At this point I figured it would be useful to have some ability to inspect and modify objects at runtime. Obviously I don't need any sort of reflection system for a small personal project like this, but being able to see and modify the transform data of a physics object without recompiling the project would be very nice. So, I decided that before moving on to collision resolution, I would implement raycasting to select objects in the scene, and bring in Dear ImGui to display relevant information. I had never used ImGui before, but had heard about it in passing and thought it a great fit for my purposes. After some struggling with outdated documentation and git hashes, I was able to get it up and running with the help of a nice compatibility library called rlImGui. Now that I had ImGui ready to use, it was time for raycasting, and this is where the title of this section comes in to play.

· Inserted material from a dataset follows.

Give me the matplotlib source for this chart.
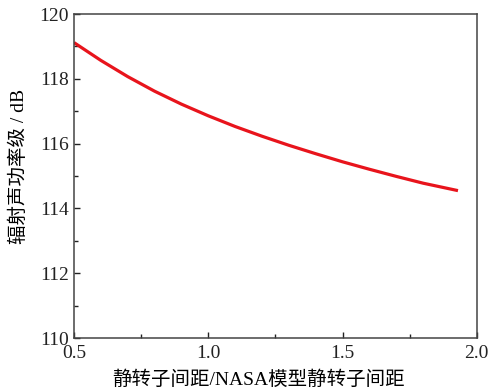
import numpy as np
import matplotlib
matplotlib.use("Agg")
import matplotlib.pyplot as plt
from matplotlib.ticker import MultipleLocator

plt.rcParams['font.family'] = ['Liberation Serif', 'Noto Sans CJK SC']
plt.rcParams['axes.unicode_minus'] = False

# spacing ratio vs radiated sound power level
ratio = [0.5, 0.6, 0.7, 0.8, 0.9, 1.0, 1.1, 1.2, 1.3, 1.4, 1.5, 1.6, 1.7, 1.8, 1.93]
power_db = [119.12, 118.57, 118.07, 117.62, 117.22, 116.86, 116.53, 116.23,
            115.95, 115.69, 115.44, 115.21, 114.99, 114.78, 114.55]

fig = plt.figure(figsize=(4.9, 3.91), dpi=100)
ax = fig.add_axes([0.151, 0.1355, 0.822, 0.8285])

ax.plot(ratio, power_db, color='#e8141c', lw=2.3, solid_capstyle='butt')

ax.set_xlim(0.5, 2.0)
ax.set_ylim(110, 120)
ax.xaxis.set_major_locator(MultipleLocator(0.5))
ax.xaxis.set_minor_locator(MultipleLocator(0.25))
ax.yaxis.set_major_locator(MultipleLocator(2))
ax.yaxis.set_minor_locator(MultipleLocator(1))
ax.set_xticks([0.5, 1.0, 1.5, 2.0])
ax.set_xticklabels(['0.5', '1.0', '1.5', '2.0'])

ax.tick_params(which='both', direction='in', top=False, right=False,
               labelsize=14, colors='#222222')
ax.tick_params(which='major', length=4, width=1)
ax.tick_params(which='minor', length=3, width=1)
ax.tick_params(axis='x', pad=5)
for s in ax.spines.values():
    s.set_color('#444444')
    s.set_linewidth(1.1)

ax.set_xlabel('静转子间距/NASA模型静转子间距', fontsize=14)
ax.set_ylabel('辐射声功率级 / dB', fontsize=14)
ax.xaxis.set_label_coords(0.457, -0.1)
ax.yaxis.set_label_coords(-0.114, 0.53)

fig.savefig('out.png', dpi=100)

You see, up to this point I had kind been going off vibes and what little knowledge I already had about 3D physics in games. I had some idea of how it might work, and thought I could work it out as long as I had my Separating Axis Theorem implementation in place to support it all. I found out just how wrong I was the moment I began to look into how raycasting works—something I had no idea about whatsoever.

After some googling and digging through forum posts, I was able to find this document going over raycasting, and this document on 3D physics. In the second one—a document from valve—the author explains very early on that they use the Half-Edge data structure AKA the Doubly Connected Edge List, and it became very apparent why as soon as I started to read the first document. The Half-Edge data structure makes it much easier to represent and iterate over adjacencies like "all the edges that make up a face" or "all connected faces". I had already started to move in that direction when I realized previously that I needed to keep track of edges and what vertices make them up, but I didn't quite think about how else I might need to care about the relations between elements of the polyhedron. So, I decided to read up on the data structure and implement my own version. At first I made something very 'by the books' with loosely connected Edge Face and Vertex objects that are related only by pointers. This wasn't very convenient for my purposes, and I didn't like how nothing was guaranteed to be next to anything else in memory, so I instead changed the structure to exist inside a 'container' class in a series of vectors. Then, each object can store a single pointer for each vector it needs to access, and the index of the object it's related to. As an example, the all important Edge class looks something like this:

I'll save you the exhaustive detail, but trying to integrate this system was a massive headache that took several days of work before I was even able to make sure I'd structured it all correctly. I spent many hours getting segfaults and seemingly inexplicable errors that ultimately boiled down to either not understanding how the std::map<T> structure stores it's members, or looking in the complete wrong part of the code. Perhaps the funniest example of the latter was towards the end of the process, when I spent nearly 8 hours debugging things trying to find one problem and solving about a dozen others along the way, only to realize in the end that I was simply providing the vertices in the wrong order so none of the half edges where being paired with their opposite, since they were both pointing in the same direction. After finally solving that, the raycasting itself was almost child's play by comparison and only took me a day or 2 of work to get fully functional.

From there, it was a simple matter to do a raycast from the mouse and store a pointer to whatever object(if any) was hit, and display it's position in an ImGui window. That info gets displayed as a series of input fields, and the temporary Vector3 ImGui uses can be fed back to the object at the end of the tick to change it's position at runtime!